▸ **Exercise prompt**
Output all the entries word for word. Omit the pictures.

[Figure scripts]
━━━━━━━━━━
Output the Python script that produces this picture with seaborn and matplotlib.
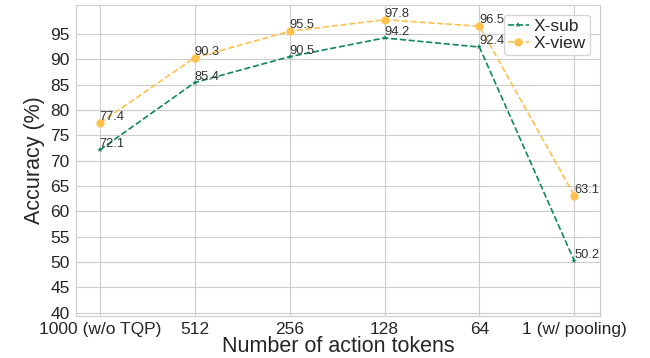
import matplotlib
matplotlib.use('Agg')
import matplotlib.pyplot as plt
import seaborn as sns
import pandas as pd

# values
token_labels = ['1000 (w/o TQP)', '512', '256', '128', '64', '1 (w/ pooling)']
xsub_acc = [72.1, 85.4, 90.5, 94.2, 92.4, 50.2]
xview_acc = [77.4, 90.3, 95.5, 97.8, 96.5, 63.1]

sns.set_style('whitegrid')
plt.rcParams['font.family'] = ['Liberation Sans', 'DejaVu Sans']

df = pd.DataFrame({'pos': list(range(len(token_labels))) * 2,
                   'acc': xsub_acc + xview_acc,
                   'setting': ['X-sub'] * len(xsub_acc) + ['X-view'] * len(xview_acc)})

fig = plt.figure(figsize=(6.5, 3.58), dpi=100)
ax = fig.add_axes([0.117, 0.117, 0.806, 0.869])

sns.lineplot(data=df[df['setting'] == 'X-sub'], x='pos', y='acc', ax=ax,
             color='#12875c', linestyle='--', linewidth=1.2,
             marker='*', markersize=4, markeredgewidth=0, label='X-sub')
sns.lineplot(data=df[df['setting'] == 'X-view'], x='pos', y='acc', ax=ax,
             color='#ffc24f', linestyle='--', linewidth=1.2,
             marker='o', markersize=6, markeredgewidth=0, label='X-view')

for i, v in enumerate(xsub_acc):
    ax.text(i, v, f'{v}', ha='left', va='bottom', fontsize=9.3, color='#333333')
for i, v in enumerate(xview_acc):
    ax.text(i, v, f'{v}', ha='left', va='bottom', fontsize=9.3, color='#333333')

ax.set_xticks(range(len(token_labels)))
ax.set_xticklabels(token_labels)
ax.set_xlim(-0.25, 5.27)
ax.set_ylim(39.3, 100.7)
ax.set_yticks(range(40, 100, 5))
ax.tick_params(axis='both', labelsize=12.5, pad=1)
ax.set_xlabel('Number of action tokens', fontsize=15.5, labelpad=-1)
ax.set_ylabel('Accuracy (%)', fontsize=15.5, labelpad=4)

ax.legend(loc='upper right', fontsize=12.5, frameon=True, handlelength=1.2,
          borderpad=0.25, labelspacing=0.1, handletextpad=0.3, borderaxespad=0.55)

fig.savefig('out.png', dpi=100)
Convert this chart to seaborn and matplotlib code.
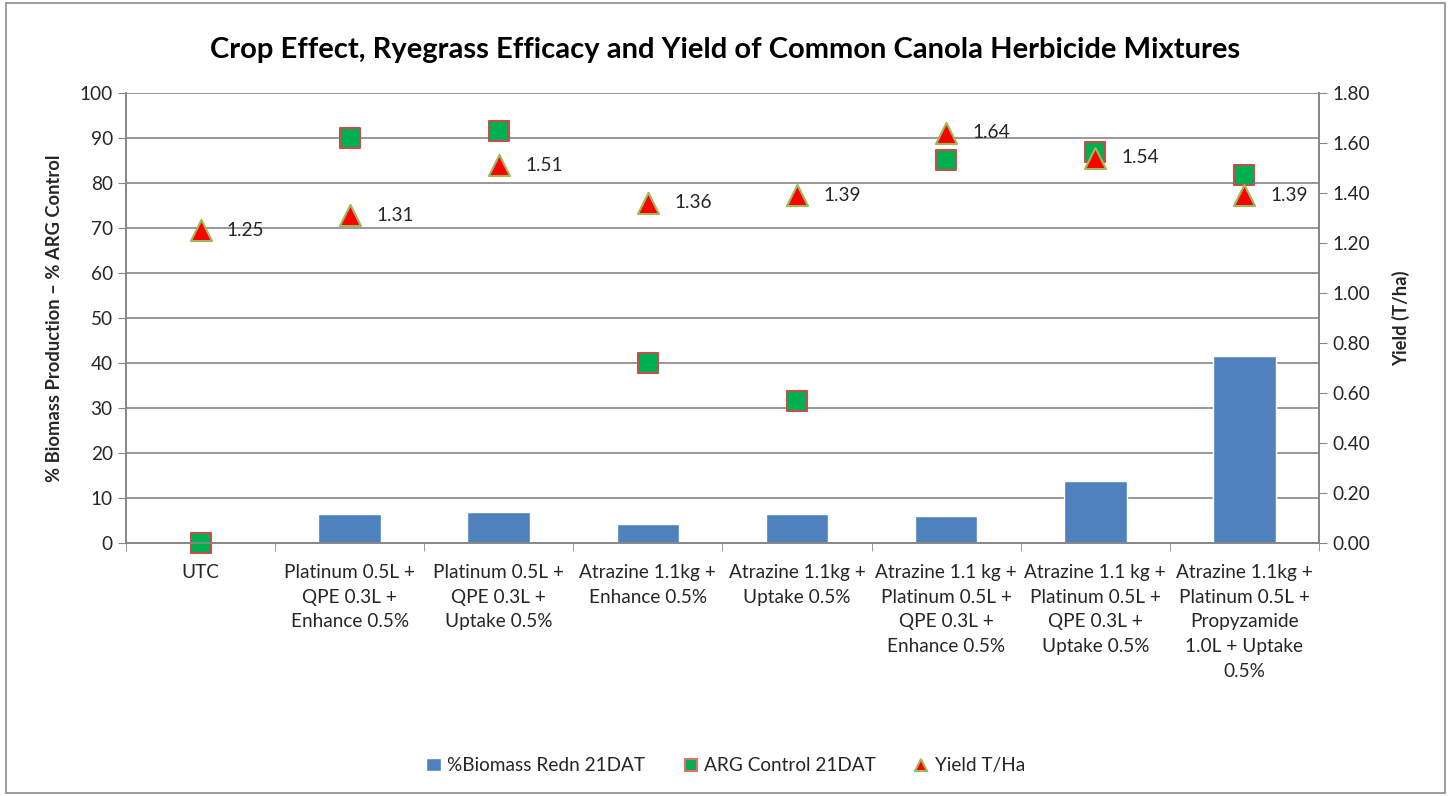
import matplotlib.pyplot as plt
import seaborn as sns
import numpy as np
import pandas as pd
from matplotlib.patches import Rectangle
from matplotlib.ticker import MultipleLocator, FixedLocator, FormatStrFormatter

# data
treatments = ['UTC',
              'Platinum 0.5L +\nQPE 0.3L +\nEnhance 0.5%',
              'Platinum 0.5L +\nQPE 0.3L +\nUptake 0.5%',
              'Atrazine 1.1kg +\nEnhance 0.5%',
              'Atrazine 1.1kg +\nUptake 0.5%',
              'Atrazine 1.1 kg +\nPlatinum 0.5L +\nQPE 0.3L +\nEnhance 0.5%',
              'Atrazine 1.1 kg +\nPlatinum 0.5L +\nQPE 0.3L +\nUptake 0.5%',
              'Atrazine 1.1kg +\nPlatinum 0.5L +\nPropyzamide\n1.0L + Uptake\n0.5%']
biomass_redn = [0, 6.4, 6.9, 4.2, 6.4, 6.0, 13.8, 41.6]
arg_control = [0, 90, 91.5, 40, 31.5, 85, 86.9, 81.8]
yield_tha = [1.25, 1.31, 1.51, 1.36, 1.39, 1.64, 1.54, 1.39]

df = pd.DataFrame({'treatment': treatments, 'biomass': biomass_redn,
                   'arg': arg_control, 'yield': yield_tha,
                   'pos': np.arange(len(treatments))})

sns.set_style('white')
plt.rcParams['font.family'] = ['Lato', 'DejaVu Sans']
fs = 13.7

fig = plt.figure(figsize=(14.51, 7.96), dpi=100)
ax = fig.add_axes([0.0868, 0.3178, 0.8222, 0.5654])
fig.patches.append(Rectangle((0.004, 0.004), 0.992, 0.992, transform=fig.transFigure,
                             fill=False, edgecolor='#8c8c8c', linewidth=1.2))

grid_c = '#868686'
sns.barplot(data=df, x='treatment', y='biomass', color='#4f81bd', saturation=1,
            width=0.42, ax=ax, zorder=2)
sns.scatterplot(data=df, x='pos', y='arg', marker='s', s=190, color='#00b050',
                edgecolor='#c0504d', linewidth=1.5, ax=ax, zorder=3, clip_on=False)

ax.set_xlim(-0.5, 7.5)
ax.set_ylim(0, 100)
ax.yaxis.set_major_locator(MultipleLocator(10))
ax.set_xticks(range(len(treatments)))
ax.set_xticklabels(treatments, fontsize=fs, linespacing=1.55)
ax.xaxis.set_minor_locator(FixedLocator(np.arange(-0.5, 8, 1)))
ax.tick_params(axis='x', which='major', length=0, pad=15)
ax.tick_params(axis='x', which='minor', length=6, color=grid_c, direction='out', bottom=True)
ax.tick_params(axis='y', length=6, color=grid_c, direction='out', labelsize=fs, left=True)
ax.grid(axis='y', color=grid_c, linewidth=1.2, zorder=0)
ax.set_axisbelow(True)
ax.set_xlabel('')
ax.set_ylabel('% Biomass Production – % ARG Control', fontsize=fs - 0.5,
              fontweight='bold', labelpad=12)
for s in ['left', 'bottom', 'right']:
    ax.spines[s].set_color(grid_c)
    ax.spines[s].set_linewidth(1.2)
ax.spines['top'].set_visible(False)

ax2 = ax.twinx()
sns.scatterplot(data=df, x='pos', y='yield', marker='^', s=230, color='#ff0000',
                edgecolor='#9bbb59', linewidth=1.5, ax=ax2, zorder=4, clip_on=False)
for x, y in zip(df['pos'], df['yield']):
    ax2.annotate(f'{y:.2f}', (x, y), xytext=(19, 0), textcoords='offset points',
                 va='center', ha='left', fontsize=fs)
ax2.set_ylim(0, 1.8)
ax2.yaxis.set_major_locator(MultipleLocator(0.2))
ax2.yaxis.set_major_formatter(FormatStrFormatter('%.2f'))
ax2.tick_params(axis='y', length=6, color=grid_c, direction='out', labelsize=fs, right=True)
ax2.set_ylabel('Yield (T/ha)', fontsize=fs - 0.5, fontweight='bold', labelpad=16)
for s in ['left', 'bottom', 'right']:
    ax2.spines[s].set_color(grid_c)
    ax2.spines[s].set_linewidth(1.2)
ax2.spines['top'].set_visible(False)
ax2.set_xlim(-0.5, 7.5)
ax2.set_xlabel('')

fig.text(0.5, 0.937, 'Crop Effect, Ryegrass Efficacy and Yield of Common Canola Herbicide Mixtures',
         ha='center', va='center', fontsize=21, fontweight='bold', color='black')

# legend
h1 = Rectangle((0, 0), 1, 1, facecolor='#4f81bd')
h2 = plt.Line2D([], [], marker='s', linestyle='', markersize=9, markerfacecolor='#00b050',
                markeredgecolor='#e07070', markeredgewidth=1.5)
h3 = plt.Line2D([], [], marker='^', linestyle='', markersize=9, markerfacecolor='#ff0000',
                markeredgecolor='#9bbb59', markeredgewidth=1.5)
fig.legend([h1, h2, h3], ['%Biomass Redn 21DAT', 'ARG Control 21DAT', 'Yield T/Ha'],
           loc='center', bbox_to_anchor=(0.5, 0.038), ncol=3, frameon=False,
           fontsize=fs, handlelength=0.8, handletextpad=0.3, columnspacing=2.0)
if ax.get_legend() is not None:
    ax.get_legend().remove()
if ax2.get_legend() is not None:
    ax2.get_legend().remove()

fig.savefig('out.png', dpi=100)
━━━━━━━━━━
▸ **Answer**
Output the Python script that produces this picture with seaborn and matplotlib.
import matplotlib
matplotlib.use('Agg')
import matplotlib.pyplot as plt
import seaborn as sns
import pandas as pd

# values
token_labels = ['1000 (w/o TQP)', '512', '256', '128', '64', '1 (w/ pooling)']
xsub_acc = [72.1, 85.4, 90.5, 94.2, 92.4, 50.2]
xview_acc = [77.4, 90.3, 95.5, 97.8, 96.5, 63.1]

sns.set_style('whitegrid')
plt.rcParams['font.family'] = ['Liberation Sans', 'DejaVu Sans']

df = pd.DataFrame({'pos': list(range(len(token_labels))) * 2,
                   'acc': xsub_acc + xview_acc,
                   'setting': ['X-sub'] * len(xsub_acc) + ['X-view'] * len(xview_acc)})

fig = plt.figure(figsize=(6.5, 3.58), dpi=100)
ax = fig.add_axes([0.117, 0.117, 0.806, 0.869])

sns.lineplot(data=df[df['setting'] == 'X-sub'], x='pos', y='acc', ax=ax,
             color='#12875c', linestyle='--', linewidth=1.2,
             marker='*', markersize=4, markeredgewidth=0, label='X-sub')
sns.lineplot(data=df[df['setting'] == 'X-view'], x='pos', y='acc', ax=ax,
             color='#ffc24f', linestyle='--', linewidth=1.2,
             marker='o', markersize=6, markeredgewidth=0, label='X-view')

for i, v in enumerate(xsub_acc):
    ax.text(i, v, f'{v}', ha='left', va='bottom', fontsize=9.3, color='#333333')
for i, v in enumerate(xview_acc):
    ax.text(i, v, f'{v}', ha='left', va='bottom', fontsize=9.3, color='#333333')

ax.set_xticks(range(len(token_labels)))
ax.set_xticklabels(token_labels)
ax.set_xlim(-0.25, 5.27)
ax.set_ylim(39.3, 100.7)
ax.set_yticks(range(40, 100, 5))
ax.tick_params(axis='both', labelsize=12.5, pad=1)
ax.set_xlabel('Number of action tokens', fontsize=15.5, labelpad=-1)
ax.set_ylabel('Accuracy (%)', fontsize=15.5, labelpad=4)

ax.legend(loc='upper right', fontsize=12.5, frameon=True, handlelength=1.2,
          borderpad=0.25, labelspacing=0.1, handletextpad=0.3, borderaxespad=0.55)

fig.savefig('out.png', dpi=100)
Convert this chart to seaborn and matplotlib code.
import matplotlib.pyplot as plt
import seaborn as sns
import numpy as np
import pandas as pd
from matplotlib.patches import Rectangle
from matplotlib.ticker import MultipleLocator, FixedLocator, FormatStrFormatter

# data
treatments = ['UTC',
              'Platinum 0.5L +\nQPE 0.3L +\nEnhance 0.5%',
              'Platinum 0.5L +\nQPE 0.3L +\nUptake 0.5%',
              'Atrazine 1.1kg +\nEnhance 0.5%',
              'Atrazine 1.1kg +\nUptake 0.5%',
              'Atrazine 1.1 kg +\nPlatinum 0.5L +\nQPE 0.3L +\nEnhance 0.5%',
              'Atrazine 1.1 kg +\nPlatinum 0.5L +\nQPE 0.3L +\nUptake 0.5%',
              'Atrazine 1.1kg +\nPlatinum 0.5L +\nPropyzamide\n1.0L + Uptake\n0.5%']
biomass_redn = [0, 6.4, 6.9, 4.2, 6.4, 6.0, 13.8, 41.6]
arg_control = [0, 90, 91.5, 40, 31.5, 85, 86.9, 81.8]
yield_tha = [1.25, 1.31, 1.51, 1.36, 1.39, 1.64, 1.54, 1.39]

df = pd.DataFrame({'treatment': treatments, 'biomass': biomass_redn,
                   'arg': arg_control, 'yield': yield_tha,
                   'pos': np.arange(len(treatments))})

sns.set_style('white')
plt.rcParams['font.family'] = ['Lato', 'DejaVu Sans']
fs = 13.7

fig = plt.figure(figsize=(14.51, 7.96), dpi=100)
ax = fig.add_axes([0.0868, 0.3178, 0.8222, 0.5654])
fig.patches.append(Rectangle((0.004, 0.004), 0.992, 0.992, transform=fig.transFigure,
                             fill=False, edgecolor='#8c8c8c', linewidth=1.2))

grid_c = '#868686'
sns.barplot(data=df, x='treatment', y='biomass', color='#4f81bd', saturation=1,
            width=0.42, ax=ax, zorder=2)
sns.scatterplot(data=df, x='pos', y='arg', marker='s', s=190, color='#00b050',
                edgecolor='#c0504d', linewidth=1.5, ax=ax, zorder=3, clip_on=False)

ax.set_xlim(-0.5, 7.5)
ax.set_ylim(0, 100)
ax.yaxis.set_major_locator(MultipleLocator(10))
ax.set_xticks(range(len(treatments)))
ax.set_xticklabels(treatments, fontsize=fs, linespacing=1.55)
ax.xaxis.set_minor_locator(FixedLocator(np.arange(-0.5, 8, 1)))
ax.tick_params(axis='x', which='major', length=0, pad=15)
ax.tick_params(axis='x', which='minor', length=6, color=grid_c, direction='out', bottom=True)
ax.tick_params(axis='y', length=6, color=grid_c, direction='out', labelsize=fs, left=True)
ax.grid(axis='y', color=grid_c, linewidth=1.2, zorder=0)
ax.set_axisbelow(True)
ax.set_xlabel('')
ax.set_ylabel('% Biomass Production – % ARG Control', fontsize=fs - 0.5,
              fontweight='bold', labelpad=12)
for s in ['left', 'bottom', 'right']:
    ax.spines[s].set_color(grid_c)
    ax.spines[s].set_linewidth(1.2)
ax.spines['top'].set_visible(False)

ax2 = ax.twinx()
sns.scatterplot(data=df, x='pos', y='yield', marker='^', s=230, color='#ff0000',
                edgecolor='#9bbb59', linewidth=1.5, ax=ax2, zorder=4, clip_on=False)
for x, y in zip(df['pos'], df['yield']):
    ax2.annotate(f'{y:.2f}', (x, y), xytext=(19, 0), textcoords='offset points',
                 va='center', ha='left', fontsize=fs)
ax2.set_ylim(0, 1.8)
ax2.yaxis.set_major_locator(MultipleLocator(0.2))
ax2.yaxis.set_major_formatter(FormatStrFormatter('%.2f'))
ax2.tick_params(axis='y', length=6, color=grid_c, direction='out', labelsize=fs, right=True)
ax2.set_ylabel('Yield (T/ha)', fontsize=fs - 0.5, fontweight='bold', labelpad=16)
for s in ['left', 'bottom', 'right']:
    ax2.spines[s].set_color(grid_c)
    ax2.spines[s].set_linewidth(1.2)
ax2.spines['top'].set_visible(False)
ax2.set_xlim(-0.5, 7.5)
ax2.set_xlabel('')

fig.text(0.5, 0.937, 'Crop Effect, Ryegrass Efficacy and Yield of Common Canola Herbicide Mixtures',
         ha='center', va='center', fontsize=21, fontweight='bold', color='black')

# legend
h1 = Rectangle((0, 0), 1, 1, facecolor='#4f81bd')
h2 = plt.Line2D([], [], marker='s', linestyle='', markersize=9, markerfacecolor='#00b050',
                markeredgecolor='#e07070', markeredgewidth=1.5)
h3 = plt.Line2D([], [], marker='^', linestyle='', markersize=9, markerfacecolor='#ff0000',
                markeredgecolor='#9bbb59', markeredgewidth=1.5)
fig.legend([h1, h2, h3], ['%Biomass Redn 21DAT', 'ARG Control 21DAT', 'Yield T/Ha'],
           loc='center', bbox_to_anchor=(0.5, 0.038), ncol=3, frameon=False,
           fontsize=fs, handlelength=0.8, handletextpad=0.3, columnspacing=2.0)
if ax.get_legend() is not None:
    ax.get_legend().remove()
if ax2.get_legend() is not None:
    ax2.get_legend().remove()

fig.savefig('out.png', dpi=100)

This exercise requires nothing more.